From 2003, Pete’s rowing journey went on a rapid rise through the ranks. He was picked for the U23 GB Team that year and competed in the boat race for Oxford University in 2004 and winning in 2005. He then teamed up in the pairs with Andrew Triggs Hodge and got into the senior GB team. Pete described Andrew as “brightest and best rower I have ever rowed with.” He then went on to row in the Men’s Four which won the World Championships and 3 World Cup golds in 2005. He won his first Olympic gold medal in Beijing in 2008 when they came from behind to beat a tough Australian crew in the final. Pete said, “I went from a very wet behind the ears young novice rower to champion status. It changed my life and I realised it was something I wanted to do for longer and so there was no question I was going to carry on to London.”
“London was really tough; there was enormous pressure on us to deliver at our home games. I really had to have a word with myself before the final race.” The decision to go to Rio was easy and it was my best Olympics so far. What’s not to love about Rio and a medal too. It was the very best race and experience of my life. It was a fantastic crew, a fascinating place to be and a wonderful race against the Germans who we probably underestimated a bit,” continued Pete.

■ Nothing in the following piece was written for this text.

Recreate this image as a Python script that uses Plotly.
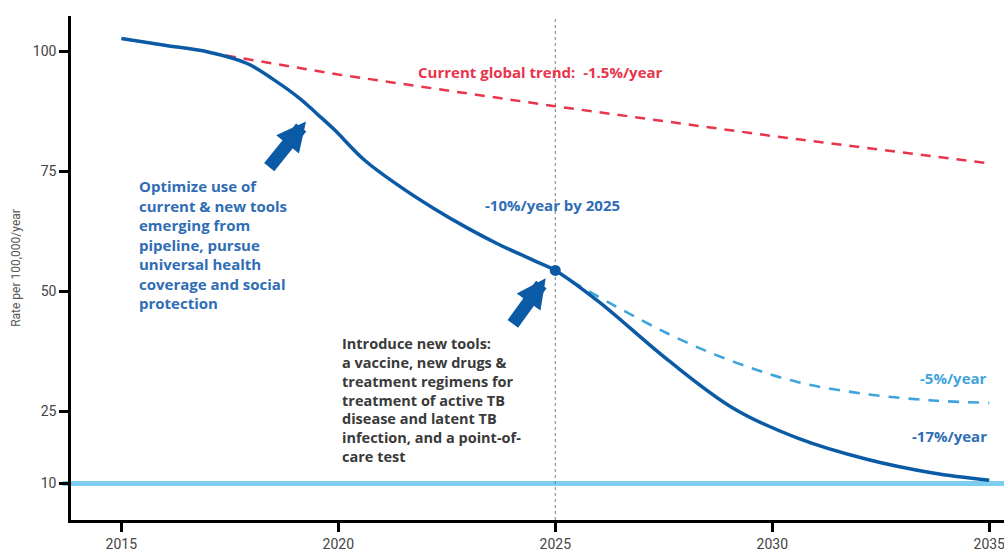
import plotly.graph_objects as go

# Incidence trajectories, rate per 100,000 population per year
years_main = [2015, 2016, 2017, 2017.9, 2018.5, 2019.1, 2019.5, 2019.9, 2020.6, 2021.4,
              2022.2, 2023.0, 2023.7, 2024.5, 2025, 2026.0, 2027.6, 2029.1, 2030.6,
              2032.2, 2033.7, 2035]
rate_main = [102.7, 101.3, 99.9, 97.5, 94.2, 90.3, 87.1, 83.8, 77.4, 72.0,
             67.3, 63.1, 59.8, 56.5, 54.4, 47.9, 35.7, 25.7, 19.4,
             15.0, 12.2, 10.7]

years_trend = [2017, 2020, 2025, 2030, 2035]
rate_trend = [99.8, 95.2, 88.6, 82.4, 76.7]

years_slow = [2025, 2025.5, 2027.6, 2029.1, 2030.6, 2032.2, 2033.7, 2035]
rate_slow = [54.4, 51.5, 41.2, 35.4, 31.1, 28.6, 27.3, 26.8]

milestone_year = [2025]
milestone_rate = [54.4]

target_rate = 10

x_ticks = [2015, 2020, 2025, 2030, 2035]
y_ticks = [10, 25, 50, 75, 100]

DARK_BLUE = "#0B5AA6"
TEXT_BLUE = "#2F6DB5"
LIGHT_BLUE = "#3FA4DE"
TARGET_BLUE = "#7CCDF0"
RED = "#E8344C"
GREY_TEXT = "#3A3A3A"
FONT = "Open Sans"

fig = go.Figure()

fig.add_trace(go.Scatter(
    x=years_trend, y=rate_trend, mode="lines",
    line=dict(color=RED, width=2.5, dash="10px,8px"),
    hoverinfo="skip", showlegend=False))

fig.add_trace(go.Scatter(
    x=years_slow, y=rate_slow, mode="lines",
    line=dict(color=LIGHT_BLUE, width=2.6, dash="11px,9px", shape="spline", smoothing=1.0),
    hoverinfo="skip", showlegend=False))

fig.add_trace(go.Scatter(
    x=years_main, y=rate_main, mode="lines",
    line=dict(color=DARK_BLUE, width=3.5, shape="spline", smoothing=1.0),
    hoverinfo="skip", showlegend=False))

fig.add_trace(go.Scatter(
    x=milestone_year, y=milestone_rate, mode="markers",
    marker=dict(color=DARK_BLUE, size=11),
    hoverinfo="skip", showlegend=False))

# 2035 target line and the 2025 milestone marker line
fig.add_shape(type="line", xref="paper", yref="y", x0=-0.009, x1=1,
              y0=target_rate, y1=target_rate,
              line=dict(color=TARGET_BLUE, width=5), layer="below")
fig.add_shape(type="line", xref="x", yref="paper", x0=2025, x1=2025, y0=0, y1=1,
              line=dict(color="#7A7A7A", width=1, dash="dot"), layer="below")

labels = [
    dict(x=2021.79, y=95.7, text="Current global trend:  -1.5%/year", color=RED,
         xanchor="left"),
    dict(x=2023.33, y=68.0, text="-10%/year by 2025", color=TEXT_BLUE, xanchor="left"),
    dict(x=2035.0, y=32.0, text="-5%/year", color=LIGHT_BLUE, xanchor="right"),
    dict(x=2035.0, y=19.9, text="-17%/year", color=TEXT_BLUE, xanchor="right"),
]
for lb in labels:
    fig.add_annotation(x=lb["x"], y=lb["y"], text=lb["text"], showarrow=False,
                       xanchor=lb["xanchor"], yanchor="middle",
                       font=dict(family=FONT, size=15, color=lb["color"], weight="bold"))

fig.add_annotation(
    x=2015.36, y=59.9, xanchor="left", yanchor="middle", align="left", showarrow=False,
    text="Optimize use of<br>current & new tools<br>emerging from<br>pipeline, pursue"
         "<br>universal health<br>coverage and social<br>protection",
    font=dict(family=FONT, size=15, color=TEXT_BLUE, weight="bold"))

fig.add_annotation(
    x=2020.04, y=27.4, xanchor="left", yanchor="middle", align="left", showarrow=False,
    text="Introduce new tools:<br>a vaccine, new drugs &<br>treatment regimens for"
         "<br>treatment of active TB<br>disease and latent TB<br>infection, and a point-of-"
         "<br>care test",
    font=dict(family=FONT, size=14.5, color=GREY_TEXT, weight="bold"))

# Block arrows pointing at the two phases of the curve
for tip_x, tip_y, dx, dy in [(2019.255, 85.4, -38, 47), (2024.78, 52.75, -34, 47)]:
    fig.add_annotation(x=tip_x, y=tip_y, ax=dx, ay=dy, text="", showarrow=True,
                       arrowhead=2, arrowsize=0.45, arrowwidth=13,
                       arrowcolor=DARK_BLUE, standoff=0)

axis_common = dict(
    showline=True, linecolor="black", linewidth=2.5,
    ticks="outside", ticklen=9, tickwidth=2.5, tickcolor="black",
    showgrid=False, zeroline=False,
    tickfont=dict(family="Roboto", size=14, color="#444444"),
)

fig.update_layout(
    width=1004, height=556,
    margin=dict(l=71, r=0, t=16, b=36),
    paper_bgcolor="white", plot_bgcolor="white",
    xaxis=dict(range=[2013.84, 2035.34], tickvals=x_ticks,
               ticklabeloverflow="allow", **axis_common),
    yaxis=dict(range=[2.4, 107.4], tickvals=y_ticks,
               title=dict(text="Rate per 100,000/year", standoff=10,
                          font=dict(family="Roboto", size=12, color="#555555")),
               **axis_common),
)

fig.write_html("out.html")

Pete hopes to re-join training with the GB team after World Championships later this year. He said, “It wasn’t an easy decision to go for another Olympics but thought I can still do this and I won’t be able to do for the rest of my life so I should do it while I still can. I wouldn’t want to be watching the Tokyo Olympics thinking maybe I could have done that. I want to give my very best and be there. Seeing my friends who have retired – they have told me to stay rowing as long as you can.”